::: DATASET SECTION
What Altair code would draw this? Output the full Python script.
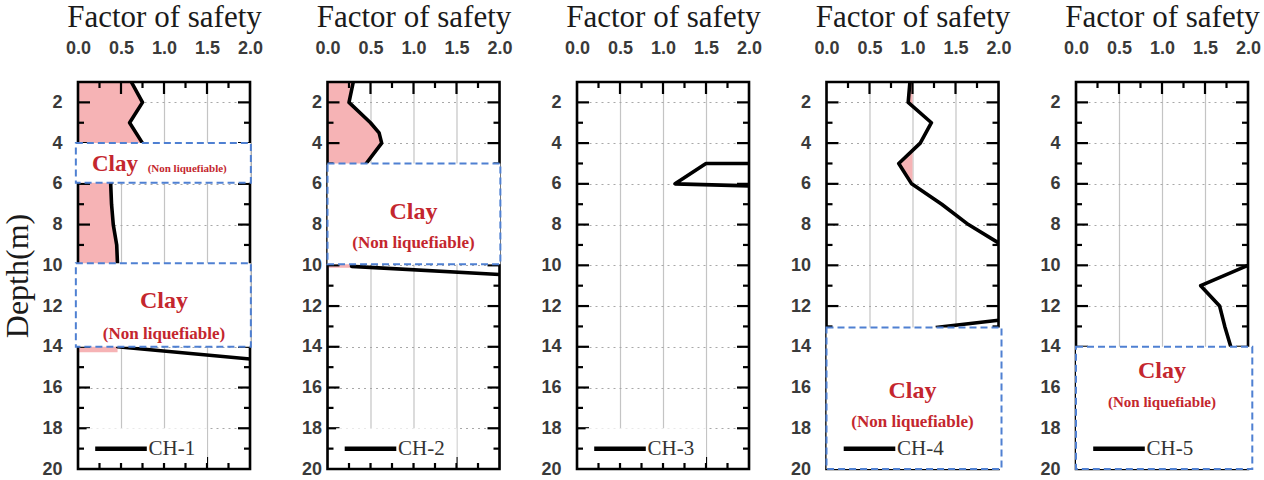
import altair as alt
import pandas as pd

# ---------------------------------------------------------------------------
# Data: factor of safety against liquefaction vs depth for five boreholes
# ---------------------------------------------------------------------------
boreholes = ["CH-1", "CH-2", "CH-3", "CH-4", "CH-5"]

# profile lines (depth in m, factor of safety); seg splits a profile into pieces
ch1_depth = [1, 2, 3, 4, 6, 7, 8, 9, 10, 14, 14.6]
ch1_fs = [0.62, 0.75, 0.60, 0.75, 0.38, 0.39, 0.41, 0.45, 0.46, 0.46, 2.0]
ch1_seg = [0, 0, 0, 0, 0, 0, 0, 0, 0, 0, 0]

ch2_depth = [1, 2, 3, 3.5, 4, 5, 10.05, 10.45]
ch2_fs = [0.30, 0.25, 0.50, 0.60, 0.63, 0.45, 0.28, 2.0]
ch2_seg = [0, 0, 0, 0, 0, 0, 0, 0]

ch3_depth = [5.0, 5.0, 6.0, 6.1]
ch3_fs = [2.0, 1.5, 1.14, 2.0]
ch3_seg = [0, 0, 0, 0]

ch4_depth = [1, 2, 3, 4, 5, 6, 7, 8, 8.9, 12.7, 13.05]
ch4_fs = [0.97, 0.95, 1.22, 1.09, 0.84, 0.99, 1.34, 1.65, 2.0, 2.0, 1.27]
ch4_seg = [0, 0, 0, 0, 0, 0, 0, 0, 0, 1, 1]

ch5_depth = [10, 11, 12, 13, 14]
ch5_fs = [2.0, 1.45, 1.67, 1.73, 1.80]
ch5_seg = [0, 0, 0, 0, 0]

# shaded liquefiable zones: depth, lower and upper factor of safety bound
ch1_fill_depth = [1, 2, 3, 4, 6, 7, 8, 9, 10, 14, 14.27]
ch1_fill_lo = [0, 0, 0, 0, 0, 0, 0, 0, 0, 0, 0]
ch1_fill_hi = [0.62, 0.75, 0.60, 0.75, 0.38, 0.39, 0.41, 0.45, 0.46, 0.46, 0.46]
ch1_fill_seg = [0, 0, 0, 0, 0, 0, 0, 0, 0, 0, 0]

ch2_fill_depth = [1, 2, 3, 3.5, 4, 5, 10.05, 10.12]
ch2_fill_lo = [0, 0, 0, 0, 0, 0, 0, 0]
ch2_fill_hi = [0.30, 0.25, 0.50, 0.60, 0.63, 0.45, 0.30, 0.30]
ch2_fill_seg = [0, 0, 0, 0, 0, 0, 0, 0]

ch4_fill_depth = [1, 2, 2.2, 4.36, 5, 6]
ch4_fill_lo = [0.97, 0.95, 1.0, 1.0, 0.84, 0.99]
ch4_fill_hi = [1.0, 1.0, 1.0, 1.0, 1.0, 1.0]
ch4_fill_seg = [0, 0, 0, 1, 1, 1]

# non-liquefiable clay layers (top, bottom) in m
ch1_clay = [(4.0, 5.95), (9.9, 14.0)]
ch2_clay = [(5.0, 9.95)]
ch3_clay = []
ch4_clay = [(13.05, 20.0)]
ch5_clay = [(14.0, 20.0)]

fs_ticks = [0.0, 0.5, 1.0, 1.5, 2.0]
depth_ticks = [2, 4, 6, 8, 10, 12, 14, 16, 18, 20]
fs_major = [0.5, 1.0, 1.5]
fs_minor = [0.25, 0.75, 1.25, 1.75]
depth_major = [2, 4, 6, 8, 10, 12, 14, 16, 18]
depth_minor = [3, 5, 7, 9, 11, 13, 15, 17, 19]

profiles = [
    (ch1_depth, ch1_fs, ch1_seg),
    (ch2_depth, ch2_fs, ch2_seg),
    (ch3_depth, ch3_fs, ch3_seg),
    (ch4_depth, ch4_fs, ch4_seg),
    (ch5_depth, ch5_fs, ch5_seg),
]
fills = [
    (ch1_fill_depth, ch1_fill_lo, ch1_fill_hi, ch1_fill_seg),
    (ch2_fill_depth, ch2_fill_lo, ch2_fill_hi, ch2_fill_seg),
    None,
    (ch4_fill_depth, ch4_fill_lo, ch4_fill_hi, ch4_fill_seg),
    None,
]
clays = [ch1_clay, ch2_clay, ch3_clay, ch4_clay, ch5_clay]

# ---------------------------------------------------------------------------
# Layout and styling
# ---------------------------------------------------------------------------
W, H = 172, 387
GAP = 77.5  # distance between neighbouring plot frames
MAJOR_LEN, MINOR_LEN = 12, 6
SERIF = "Liberation Serif"
SANS = "Liberation Sans"
CLAY_RED = "#c4262e"
PINK = "#f6b3b5"
BOX_BLUE = "#4f80d2"

# horizontal extent of the clay boxes per panel (slightly past the frame)
box_x = [(-0.025, 2.01), (0.0, 2.01), (0.0, 2.0), (0.0, 2.035), (0.0, 2.05)]

# clay annotations: text, x, depth, font size
clay_labels = [
    [("Clay", 0.43, 5.03, 23), ("(Non liquefiable)", 1.27, 5.25, 11),
     ("Clay", 1.0, 11.75, 24), ("(Non liquefiable)", 1.0, 13.37, 17)],
    [("Clay", 1.0, 7.4, 24), ("(Non liquefiable)", 1.0, 8.9, 17)],
    [],
    [("Clay", 1.0, 16.17, 24), ("(Non liquefiable)", 1.0, 17.7, 17)],
    [("Clay", 1.0, 15.2, 24), ("(Non liquefiable)", 1.0, 16.7, 15)],
]

xs = alt.Scale(domain=[0, 2], nice=False, zero=False)
ys = alt.Scale(domain=[1, 20], reverse=True, nice=False, zero=False)


def x_axis():
    return alt.Axis(
        orient="top", values=fs_ticks, format=".1f", labelFlush=False,
        title="Factor of safety", titleFont=SERIF, titleFontSize=31,
        titleFontWeight="normal", titleColor="#1a1a1a", titlePadding=6,
        labelFont=SANS, labelFontSize=18, labelFontWeight="bold",
        labelColor="#3a3a3a", labelPadding=25, tickSize=0, domain=False,
        grid=True, gridColor="#c4c4c4", gridWidth=1.2,
    )


def y_axis(i):
    kw = dict(
        orient="left", values=depth_ticks, labelFont=SANS, labelFontSize=18,
        labelFontWeight="bold", labelColor="#3a3a3a",
        labelPadding=6 if i == 1 else 16,
        tickSize=0, domain=False, grid=True, gridColor="#a8a8a8",
        gridDash=[2, 4], gridWidth=1, minExtent=40, maxExtent=40,
    )
    if i == 0:
        kw.update(title="Depth(m)", titleFont=SERIF, titleFontSize=32,
                  titleFontWeight="normal", titleColor="#1a1a1a", titlePadding=4)
    else:
        kw.update(title="")
    return alt.Axis(**kw)


def panel(i):
    one = pd.DataFrame({"k": [0]})
    layers = []

    # axes and grid (the other layers share these scales and axes)
    layers.append(
        alt.Chart(pd.DataFrame({"fs": [0.0], "depth": [1.0]}))
        .mark_point(opacity=0)
        .encode(x=alt.X("fs:Q", scale=xs, axis=x_axis()),
                y=alt.Y("depth:Q", scale=ys, axis=y_axis(i)))
    )

    # shaded zone
    if fills[i] is not None:
        fd, lo, hi, sg = fills[i]
        fdf = pd.DataFrame({"depth": fd, "lo": lo, "hi": hi, "seg": sg})
        layers.append(
            alt.Chart(fdf).mark_area(orient="horizontal", color=PINK, clip=True)
            .encode(y=alt.Y("depth:Q"), x=alt.X("lo:Q"), x2="hi:Q",
                    detail="seg:N")
        )

    # factor of safety profile
    d, f, s = profiles[i]
    ldf = pd.DataFrame({"depth": d, "fs": f, "seg": s, "idx": list(range(len(d)))})
    layers.append(
        alt.Chart(ldf).mark_line(color="black", strokeWidth=3.6, clip=True,
                                 strokeJoin="round")
        .encode(x=alt.X("fs:Q"), y=alt.Y("depth:Q"),
                detail="seg:N", order="idx:Q")
    )

    # inward ticks on all four sides
    for vals, ln in ((depth_major, MAJOR_LEN), (depth_minor, MINOR_LEN)):
        tdf = pd.DataFrame({"depth": vals})
        for x0, x1 in ((0, ln), (W - ln, W)):
            layers.append(
                alt.Chart(tdf).mark_rule(color="black", strokeWidth=2.2)
                .encode(y=alt.Y("depth:Q"), x=alt.value(x0), x2=alt.value(x1))
            )
    for vals, ln in ((fs_major, MAJOR_LEN), (fs_minor, MINOR_LEN)):
        tdf = pd.DataFrame({"fs": vals})
        for y0, y1 in ((0, ln), (H - ln, H)):
            layers.append(
                alt.Chart(tdf).mark_rule(color="black", strokeWidth=2.2)
                .encode(x=alt.X("fs:Q"), y=alt.value(y0), y2=alt.value(y1))
            )

    # plot frame
    layers.append(
        alt.Chart(one).mark_rect(fill="transparent", stroke="black", strokeWidth=2.6)
        .encode(x=alt.value(0), x2=alt.value(W), y=alt.value(0), y2=alt.value(H))
    )

    # legend background
    layers.append(
        alt.Chart(one).mark_rect(fill="white")
        .encode(x=alt.datum(0.1), x2=alt.datum(1.5),
                y=alt.datum(18.0), y2=alt.datum(19.7))
    )

    # clay boxes
    if clays[i]:
        bx0, bx1 = box_x[i]
        cdf = pd.DataFrame({"top": [c[0] for c in clays[i]],
                            "bottom": [c[1] for c in clays[i]],
                            "x0": bx0, "x1": bx1})
        layers.append(
            alt.Chart(cdf).mark_rect(fill="white", stroke=BOX_BLUE, strokeWidth=2,
                                     strokeDash=[7, 4])
            .encode(x=alt.X("x0:Q"), x2="x1:Q",
                    y=alt.Y("top:Q"), y2="bottom:Q")
        )

    # legend line and label
    layers.append(
        alt.Chart(one).mark_rule(color="black", strokeWidth=4.5)
        .encode(x=alt.datum(0.2), x2=alt.datum(0.8), y=alt.datum(19.0))
    )
    layers.append(
        alt.Chart(one).mark_text(text=boreholes[i], font=SERIF, fontSize=21,
                                 color="#333333", align="left", baseline="middle")
        .encode(x=alt.datum(0.82), y=alt.datum(19.0))
    )

    # clay annotations
    for txt, xv, dv, size in clay_labels[i]:
        layers.append(
            alt.Chart(one).mark_text(text=txt, font=SERIF, fontSize=size,
                                     fontWeight="bold", color=CLAY_RED,
                                     align="center", baseline="middle")
            .encode(x=alt.datum(xv), y=alt.datum(dv))
        )

    return alt.layer(*layers).properties(width=W, height=H)


chart = (
    alt.hconcat(*[panel(i) for i in range(5)], spacing=GAP, bounds="flush")
    .properties(padding={"left": 1, "top": 1, "right": 0, "bottom": 1},
                background="white")
    .configure_view(stroke=None)
)

chart.save("out.html", embed_options={"renderer": "svg", "actions": False})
::::::
▸ **TASK INSTRUCTIONS**: Give again exactly the lines running from the beginning of the material above through the line that contains "ch3_seg = [0, 0, 0, 0]", and leave out every picture.

▸ **EXERCISE SOLUTION**:
What Altair code would draw this? Output the full Python script.
import altair as alt
import pandas as pd

# ---------------------------------------------------------------------------
# Data: factor of safety against liquefaction vs depth for five boreholes
# ---------------------------------------------------------------------------
boreholes = ["CH-1", "CH-2", "CH-3", "CH-4", "CH-5"]

# profile lines (depth in m, factor of safety); seg splits a profile into pieces
ch1_depth = [1, 2, 3, 4, 6, 7, 8, 9, 10, 14, 14.6]
ch1_fs = [0.62, 0.75, 0.60, 0.75, 0.38, 0.39, 0.41, 0.45, 0.46, 0.46, 2.0]
ch1_seg = [0, 0, 0, 0, 0, 0, 0, 0, 0, 0, 0]

ch2_depth = [1, 2, 3, 3.5, 4, 5, 10.05, 10.45]
ch2_fs = [0.30, 0.25, 0.50, 0.60, 0.63, 0.45, 0.28, 2.0]
ch2_seg = [0, 0, 0, 0, 0, 0, 0, 0]

ch3_depth = [5.0, 5.0, 6.0, 6.1]
ch3_fs = [2.0, 1.5, 1.14, 2.0]
ch3_seg = [0, 0, 0, 0]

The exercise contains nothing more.